● **GIVEN RECORDS**:
# # # # # # #

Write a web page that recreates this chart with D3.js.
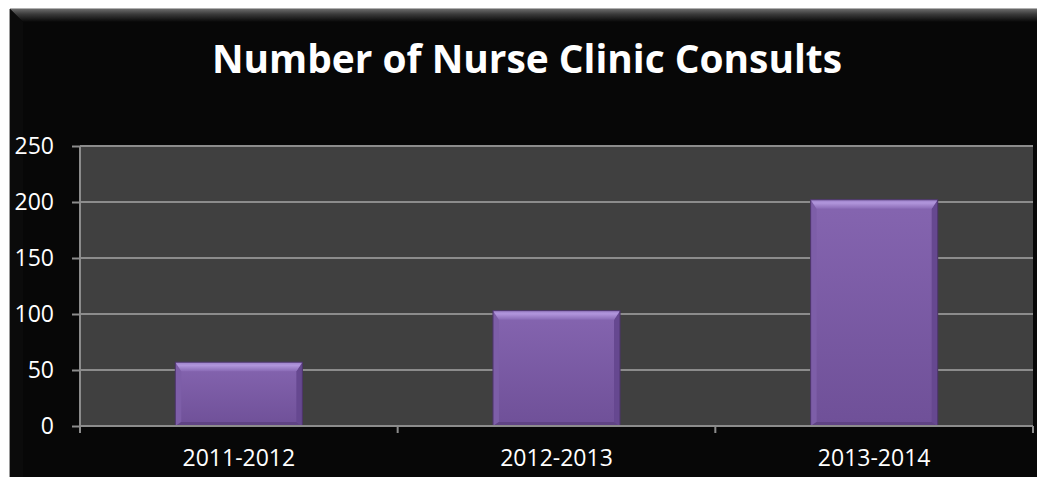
<!DOCTYPE html>
<html>
<head>
<meta charset="utf-8">
<script src="https://cdn.jsdelivr.net/npm/d3@7"></script>
<style>
  body { margin: 0; background: #fff; }
  svg { display: block; }
  text { font-family: "Open Sans", sans-serif; fill: #fff; }
</style>
</head>
<body>
<svg width="1037" height="477"></svg>
<script>
var categories = ["2011-2012", "2012-2013", "2013-2014"];
var consults = [57, 103, 202];
var yTicks = [0, 50, 100, 150, 200, 250];
var title = "Number of Nurse Clinic Consults";

var svg = d3.select("svg"),
    plotLeft = 80, plotRight = 1033,
    plotTop = 146, plotBottom = 426;

var defs = svg.append("defs");

// black chart area with bevelled top edge
var bevTop = defs.append("linearGradient").attr("id", "bevTop")
    .attr("x1", 0).attr("y1", 0).attr("x2", 0).attr("y2", 1);
bevTop.append("stop").attr("offset", "0%").attr("stop-color", "#6a6a6a");
bevTop.append("stop").attr("offset", "40%").attr("stop-color", "#3a3a3a");
bevTop.append("stop").attr("offset", "100%").attr("stop-color", "#070707");

svg.append("rect")
    .attr("x", 10).attr("y", 9)
    .attr("width", 1037).attr("height", 477)
    .attr("fill", "#070707");
svg.append("polygon")
    .attr("points", "10,9 1037,9 1037,22 23,22")
    .attr("fill", "url(#bevTop)");
svg.append("polygon")
    .attr("points", "10,9 23,22 23,477 10,477")
    .attr("fill", "#0b0b0b");
svg.append("line")
    .attr("x1", 9.5).attr("y1", 9).attr("x2", 9.5).attr("y2", 477)
    .attr("stroke", "#9a9a9a").attr("stroke-width", 1);
svg.append("line")
    .attr("x1", 10).attr("y1", 8.5).attr("x2", 1037).attr("y2", 8.5)
    .attr("stroke", "#b0b0b0").attr("stroke-width", 1);

svg.append("text")
    .attr("x", 527).attr("y", 73)
    .attr("text-anchor", "middle")
    .attr("font-size", 39)
    .attr("font-weight", "bold")
    .attr("textLength", 630)
    .attr("lengthAdjust", "spacingAndGlyphs")
    .text(title);

var x = d3.scaleBand().domain(categories).range([plotLeft, plotRight])
    .paddingInner(0.6).paddingOuter(0.3);
var y = d3.scaleLinear().domain([0, 250]).range([plotBottom, plotTop]);

// plot area
svg.append("rect")
    .attr("x", plotLeft).attr("y", plotTop)
    .attr("width", plotRight - plotLeft).attr("height", plotBottom - plotTop)
    .attr("fill", "#404040");

// gridlines + y axis
var yAxis = svg.append("g")
    .attr("transform", "translate(" + plotLeft + ",0)")
    .call(d3.axisLeft(y).tickValues(yTicks)
        .tickSize(8).tickPadding(18));
yAxis.select(".domain").attr("stroke", "#8c8c8c").attr("stroke-width", 2)
    .attr("d", "M0," + plotTop + "V" + plotBottom);
yAxis.selectAll(".tick line").attr("stroke", "#8c8c8c").attr("stroke-width", 2);
yAxis.selectAll(".tick text")
    .attr("fill", "#fff").attr("font-size", 23)
    .attr("font-family", "Open Sans, sans-serif");

svg.append("g").selectAll("line")
    .data(yTicks.filter(d => d > 0))
    .enter().append("line")
    .attr("x1", plotLeft).attr("x2", plotRight)
    .attr("y1", d => y(d)).attr("y2", d => y(d))
    .attr("stroke", "#8c8c8c").attr("stroke-width", 2);

// bars
var face = defs.append("linearGradient").attr("id", "face")
    .attr("x1", 0).attr("y1", 0).attr("x2", 0).attr("y2", 1);
face.append("stop").attr("offset", "0%").attr("stop-color", "#8565b0");
face.append("stop").attr("offset", "100%").attr("stop-color", "#6f5098");

var topBev = defs.append("linearGradient").attr("id", "topBev")
    .attr("x1", 0).attr("y1", 0).attr("x2", 0).attr("y2", 1);
topBev.append("stop").attr("offset", "0%").attr("stop-color", "#9a7fc8");
topBev.append("stop").attr("offset", "35%").attr("stop-color", "#b196dc");
topBev.append("stop").attr("offset", "100%").attr("stop-color", "#8a6bb6");

var bev = 9, sideBev = 6;
var bars = svg.append("g").selectAll("g")
    .data(consults)
    .enter().append("g");

bars.append("rect")
    .attr("x", (d, i) => x(categories[i]))
    .attr("y", d => y(d))
    .attr("width", x.bandwidth())
    .attr("height", d => plotBottom - y(d))
    .attr("fill", "url(#face)");

function pts(arr) { return arr.map(p => p.join(",")).join(" "); }

bars.append("polygon")
    .attr("points", function (d, i) {
        var x0 = x(categories[i]), y0 = y(d);
        return pts([[x0, y0], [x0 + sideBev, y0 + bev], [x0 + sideBev, plotBottom - 4], [x0, plotBottom]]);
    })
    .attr("fill", "#7d5ea8");
bars.append("polygon")
    .attr("points", function (d, i) {
        var x1 = x(categories[i]) + x.bandwidth(), y0 = y(d);
        return pts([[x1, y0], [x1 - sideBev, y0 + bev], [x1 - sideBev, plotBottom - 4], [x1, plotBottom]]);
    })
    .attr("fill", "#664890");
bars.append("polygon")
    .attr("points", function (d, i) {
        var x0 = x(categories[i]), x1 = x0 + x.bandwidth();
        return pts([[x0, plotBottom], [x0 + sideBev, plotBottom - 4], [x1 - sideBev, plotBottom - 4], [x1, plotBottom]]);
    })
    .attr("fill", "#5f4384");
bars.append("polygon")
    .attr("points", function (d, i) {
        var x0 = x(categories[i]), x1 = x0 + x.bandwidth(), y0 = y(d);
        return pts([[x0, y0], [x1, y0], [x1 - sideBev, y0 + bev], [x0 + sideBev, y0 + bev]]);
    })
    .attr("fill", "url(#topBev)");
bars.append("rect")
    .attr("x", (d, i) => x(categories[i]))
    .attr("y", d => y(d))
    .attr("width", x.bandwidth())
    .attr("height", d => plotBottom - y(d))
    .attr("fill", "none")
    .attr("stroke", "#4b3468").attr("stroke-width", 1);

// x axis
var xAxis = svg.append("g")
    .attr("transform", "translate(0," + plotBottom + ")")
    .call(d3.axisBottom(x).tickSize(0).tickPadding(24));
xAxis.select(".domain").attr("stroke", "#8c8c8c").attr("stroke-width", 2)
    .attr("d", "M" + plotLeft + ",0H" + plotRight);
xAxis.selectAll(".tick text")
    .attr("fill", "#fff").attr("font-size", 23)
    .attr("font-family", "Open Sans, sans-serif");

var step = x.step();
svg.append("g").selectAll("line")
    .data(d3.range(categories.length + 1))
    .enter().append("line")
    .attr("x1", i => plotLeft + i * step).attr("x2", i => plotLeft + i * step)
    .attr("y1", plotBottom).attr("y2", plotBottom + 7)
    .attr("stroke", "#8c8c8c").attr("stroke-width", 2);
</script>
</body>
</html>
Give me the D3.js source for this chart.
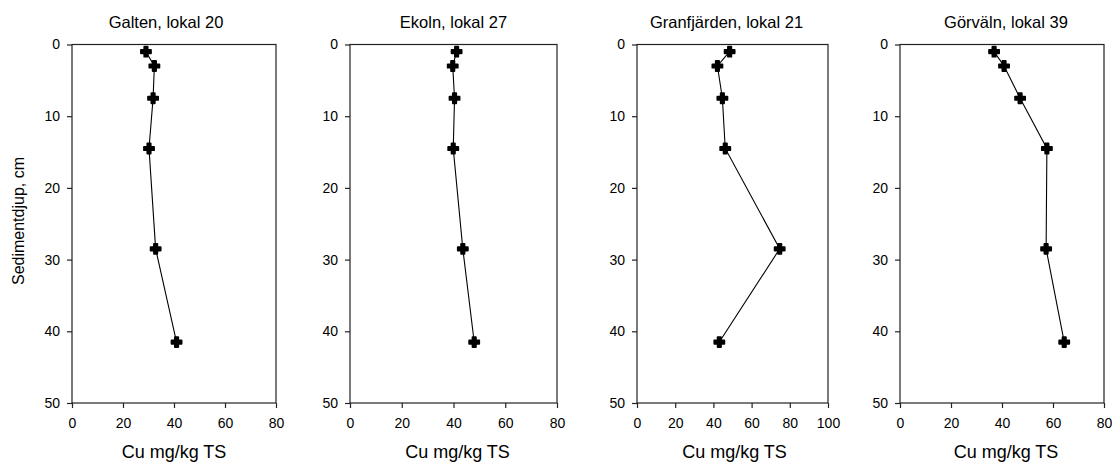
<!DOCTYPE html>
<html><head><meta charset="utf-8">
<script src="https://cdn.jsdelivr.net/npm/d3@7"></script>
<style>body{margin:0;background:#fff}svg{display:block}text{font-family:Arial,"Liberation Sans",sans-serif;fill:#000}</style>
</head><body><svg id="c" width="1112" height="464"></svg>
<script>
const depths = [1, 3, 7.5, 14.5, 28.5, 41.5];
const titles = ["Galten, lokal 20", "Ekoln, lokal 27", "Granfjärden, lokal 21", "Görväln, lokal 39"];
const galten = [29, 32.3, 31.8, 30.2, 32.8, 41];
const ekoln = [41.2, 39.7, 40.4, 39.9, 43.6, 48];
const granfjarden = [48.5, 42.1, 44.7, 46.2, 74.7, 43.1];
const gorvaln = [36.9, 40.8, 47.1, 57.6, 57.3, 64.4];
const xMax = [80, 80, 100, 80];
const xTicks = [[0,20,40,60,80],[0,20,40,60,80],[0,20,40,60,80,100],[0,20,40,60,80]];
const yTicks = [0,10,20,30,40,50];
const xLabel = "Cu mg/kg TS";
const yLabel = "Sedimentdjup, cm";
const series = [galten, ekoln, granfjarden, gorvaln];

(function(){
const panels = [[72,276],[350,557],[637,828],[900,1104]];
const titleShift = [-8, 0, -6, 4];
const labelShift = [0, 4, 2, 4];
const plotTop = 44.5, plotBottom = 403;
const svg = d3.select("#c");
const y = d3.scaleLinear().domain([0,50]).range([plotTop,plotBottom]);

series.forEach((vals,i)=>{
  const [l,r] = panels[i];
  const x = d3.scaleLinear().domain([0,xMax[i]]).range([l,r]);
  const g = svg.append("g");
  g.append("rect").attr("x",l).attr("y",plotTop).attr("width",r-l).attr("height",plotBottom-plotTop)
    .attr("fill","none").attr("stroke","#222").attr("stroke-width",1.2);
  const xa = g.append("g").attr("transform",`translate(0,${plotBottom})`)
    .call(d3.axisBottom(x).tickValues(xTicks[i]).tickSize(5).tickPadding(10));
  const ya = g.append("g").attr("transform",`translate(${l},0)`)
    .call(d3.axisLeft(y).tickValues(yTicks).tickSize(5).tickPadding(7));
  [xa,ya].forEach(a=>{
    a.select(".domain").remove();
    a.selectAll("line").attr("stroke","#222").attr("stroke-width",1.2);
    a.selectAll("text").style("font-size","14px").style("font-family","Arial, 'Liberation Sans', sans-serif").attr("fill","#000");
  });
  g.append("text").attr("x",(l+r)/2+titleShift[i]).attr("y",28).attr("text-anchor","middle")
    .style("font-size","16.5px").text(titles[i]);
  g.append("text").attr("x",(l+r)/2+labelShift[i]).attr("y",458).attr("text-anchor","middle")
    .style("font-size","18px").text(xLabel);
  const pts = vals.map((v,k)=>[v,depths[k]]);
  g.append("path").datum(pts).attr("fill","none").attr("stroke","#000").attr("stroke-width",1.1)
    .attr("d", d3.line().x(d=>x(d[0])).y(d=>y(d[1])));
  g.selectAll(".m").data(pts).join("path")
    .attr("transform",d=>`translate(${x(d[0])},${y(d[1])})`)
    .attr("d", d3.symbol().type(d3.symbolCross).size(56))
    .attr("fill","#000").attr("stroke","#000").attr("stroke-width",1.8).attr("stroke-linejoin","round");
});
svg.append("text").attr("transform",`translate(24,221) rotate(-90)`)
  .attr("text-anchor","middle").style("font-size","16px").text(yLabel);
})();
</script></body></html>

# # # # # # #

● **PROBLEM REQUIREMENTS**:
Only the lines from "Give me the D3.js source for this chart." through "y = d3.scaleLinear().domain([0,50]).range([plotTop,plotBottom]);" should appear in your output, copied exactly with both end lines, and with no pictures.

● **OUTPUT OF THE EXERCISE**:
Give me the D3.js source for this chart.
<!DOCTYPE html>
<html><head><meta charset="utf-8">
<script src="https://cdn.jsdelivr.net/npm/d3@7"></script>
<style>body{margin:0;background:#fff}svg{display:block}text{font-family:Arial,"Liberation Sans",sans-serif;fill:#000}</style>
</head><body><svg id="c" width="1112" height="464"></svg>
<script>
const depths = [1, 3, 7.5, 14.5, 28.5, 41.5];
const titles = ["Galten, lokal 20", "Ekoln, lokal 27", "Granfjärden, lokal 21", "Görväln, lokal 39"];
const galten = [29, 32.3, 31.8, 30.2, 32.8, 41];
const ekoln = [41.2, 39.7, 40.4, 39.9, 43.6, 48];
const granfjarden = [48.5, 42.1, 44.7, 46.2, 74.7, 43.1];
const gorvaln = [36.9, 40.8, 47.1, 57.6, 57.3, 64.4];
const xMax = [80, 80, 100, 80];
const xTicks = [[0,20,40,60,80],[0,20,40,60,80],[0,20,40,60,80,100],[0,20,40,60,80]];
const yTicks = [0,10,20,30,40,50];
const xLabel = "Cu mg/kg TS";
const yLabel = "Sedimentdjup, cm";
const series = [galten, ekoln, granfjarden, gorvaln];

(function(){
const panels = [[72,276],[350,557],[637,828],[900,1104]];
const titleShift = [-8, 0, -6, 4];
const labelShift = [0, 4, 2, 4];
const plotTop = 44.5, plotBottom = 403;
const svg = d3.select("#c");
const y = d3.scaleLinear().domain([0,50]).range([plotTop,plotBottom]);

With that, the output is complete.